Leggendolo, di Robilant ha potuto ripercorrere quasi giorno per giorno gli spostamenti di Hemingway tra Venezia, il Friuli e Cortina d’Ampezzo, dando vita a un racconto estremamente vivido. Fu una relazione anche fisica o «una cosa sagrada», come disse lo stesso Hemingway,
essenzialmente casta, che andava protetta e custodita? L’autore propende più per la seconda ipotesi. Ma quel che è rilevante, al di là dei pettegolezzi, è che Adriana «divenne la sua musa ispiratrice. La sua presenza fu per lui una fonte di gioia, di rinnovata giovinezza, e una forza propulsiva per una nuova stagione creativa».
La relazione fu la scintilla per scrivere, in parte a Venezia e in parte a Cortina, tra l’Hotel Posta, il Concordia e una casetta che Ernest e Mary avevano preso in affitto per l’inverno, Di là dal fiume e tra gli alberi, un libro eterodosso, risposta dello scrittore ai romanzi della nuova generazione americana, in cui il personaggio di Renata è l’alter ego di Adriana. Cortina, luogo di buonumore per Ernest, era nel ’49 molto diversa da oggi, ovviamente, ma regolata dagli stessi identici meccanismi: i pranzi, le colazioni, le cene sono un’allegra, ossessiva giravolta continua di contatti, incontri, relazioni. Arriva Fernanda Pivano, con Ettore Sottsass naturalmente, e ripartono Alberto e Virginia Mondadori; si affaccia Pasquale Squitieri e compaiono i Fürstenberg; seguiti dai Windisch-Graetz, poi dalla contessa Teresa Viola di Campalto, e da Carlo di Robilant, compagno di bevute di Ernest all’Harry’s Bar (e prozio dell’autore).
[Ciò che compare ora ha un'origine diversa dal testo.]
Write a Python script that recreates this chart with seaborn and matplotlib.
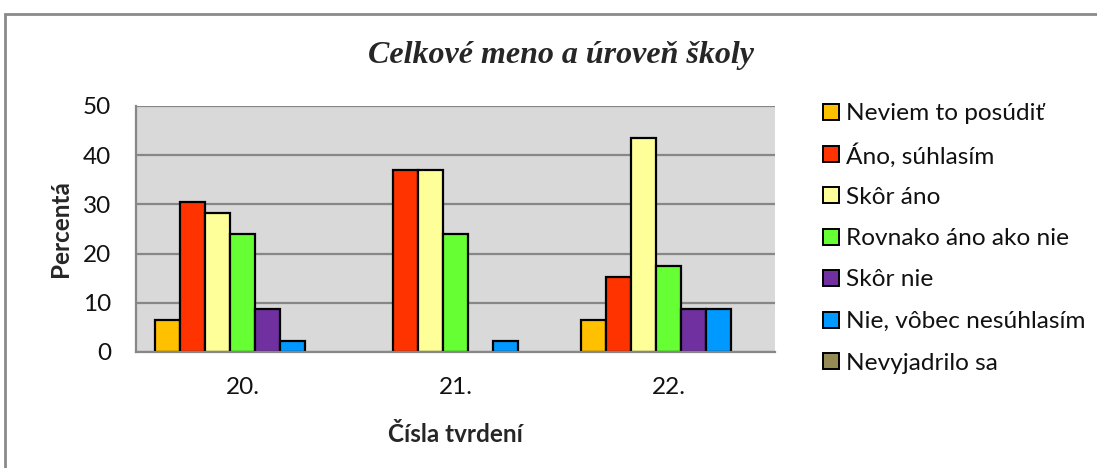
import numpy as np
import pandas as pd
import matplotlib
matplotlib.use("Agg")
import matplotlib.pyplot as plt
import seaborn as sns
from matplotlib.patches import Rectangle

categories = ["20.", "21.", "22."]
series_names = ["Neviem to posúdiť", "Áno, súhlasím", "Skôr áno",
                "Rovnako áno ako nie", "Skôr nie", "Nie, vôbec nesúhlasím",
                "Nevyjadrilo sa"]
neviem = [6.5, 0.0, 6.5]
ano = [30.4, 37.0, 15.2]
skor_ano = [28.3, 37.0, 43.5]
rovnako = [23.9, 23.9, 17.4]
skor_nie = [8.7, 0.0, 8.7]
nie = [2.2, 2.2, 8.7]
nevyjadrilo = [0.0, 0.0, 0.0]
colors = ["#FFC000", "#FF3300", "#FFFF99", "#66FF33", "#7030A0", "#0099FF", "#948A54"]
yticks = [0, 10, 20, 30, 40, 50]
title = "Celkové meno a úroveň školy"
xlabel = "Čísla tvrdení"
ylabel = "Percentá"

series_values = [neviem, ano, skor_ano, rovnako, skor_nie, nie, nevyjadrilo]
rows = []
for name, vals in zip(series_names, series_values):
    for c, v in zip(categories, vals):
        rows.append({"cat": c, "series": name, "val": v})
df = pd.DataFrame(rows)

sns.set_style("white")
plt.rcParams["font.family"] = ["Lato", "DejaVu Sans"]

W, H = 1097, 468
fig = plt.figure(figsize=(W / 100, H / 100), dpi=100)
ax = fig.add_axes([136 / W, 1 - 352 / H, (775 - 136) / W, (352 - 106) / H])

sns.barplot(data=df, x="cat", y="val", hue="series", hue_order=series_names,
            order=categories, palette=colors, saturation=1, edgecolor="black",
            linewidth=1.6, width=7 / 8.5, errorbar=None, legend=False, ax=ax)

for p in ax.patches:
    if p.get_height() == 0:
        p.set_visible(False)

ax.set_facecolor("#D9D9D9")
ax.set_xlim(-0.5, 2.5)
ax.set_ylim(0, 50)
ax.set_yticks(yticks)
ax.set_axisbelow(True)
ax.yaxis.grid(True, color="#878787", linewidth=1.6)
ax.xaxis.grid(False)
for s in ["top", "right"]:
    ax.spines[s].set_visible(False)
for s in ["left", "bottom"]:
    ax.spines[s].set_color("#878787")
    ax.spines[s].set_linewidth(1.6)
ax.tick_params(axis="y", length=9, width=1.6, color="#878787", pad=9,
               labelsize=17.5, labelcolor="#111111")
ax.tick_params(axis="x", length=0, pad=18, labelsize=17.5, labelcolor="#111111")
ax.set_xlabel("")
ax.set_ylabel("")

fig.text(561 / W, 1 - 55 / H, title, ha="center", va="center",
         family=["Liberation Serif"], style="italic", weight="bold", size=23)
fig.text(61 / W, 1 - 229 / H, ylabel, ha="center", va="center", rotation=90,
         weight="bold", size=17.5)
fig.text(455 / W, 1 - 435 / H, xlabel, ha="center", va="center",
         weight="bold", size=17.5)

# legend drawn as evenly spaced rows
row0, step = 112, 41.5
for i, (name, c) in enumerate(zip(series_names, colors)):
    yc = row0 + i * step
    fig.patches.append(Rectangle((823 / W, 1 - (yc + 8) / H), 16 / W, 16 / H,
                                 transform=fig.transFigure, facecolor=c,
                                 edgecolor="black", linewidth=1.4))
    fig.text(846 / W, 1 - yc / H, name, ha="left", va="center_baseline",
             size=17.6, color="#111111")

fig.patches.append(Rectangle((4.5 / W, -0.1), 1.2, (1 - 14 / H) + 0.1,
                             transform=fig.transFigure, fill=False,
                             edgecolor="#8a8a8a", linewidth=2))

fig.savefig("out.png", dpi=100)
Ogni capoverso del libro è letteralmente innaffiato dall’alcol. «Breve pit stop per un aperitivo in piazza». «I drink erano ottimi, i tramezzini squisiti». «Si sentì talmente a proprio agio che si mise subito dietro il bancone a preparare i Martini». «I passeggeri cantavano passandosi l’un l’altro una bottiglia di rum». «Fiumi di vino e di grappa scorrevano fino a tarda notte». (Stiamo aprendo a caso, da pagina 35 in avanti). Sì, anche qui è sicuramente Hemingway.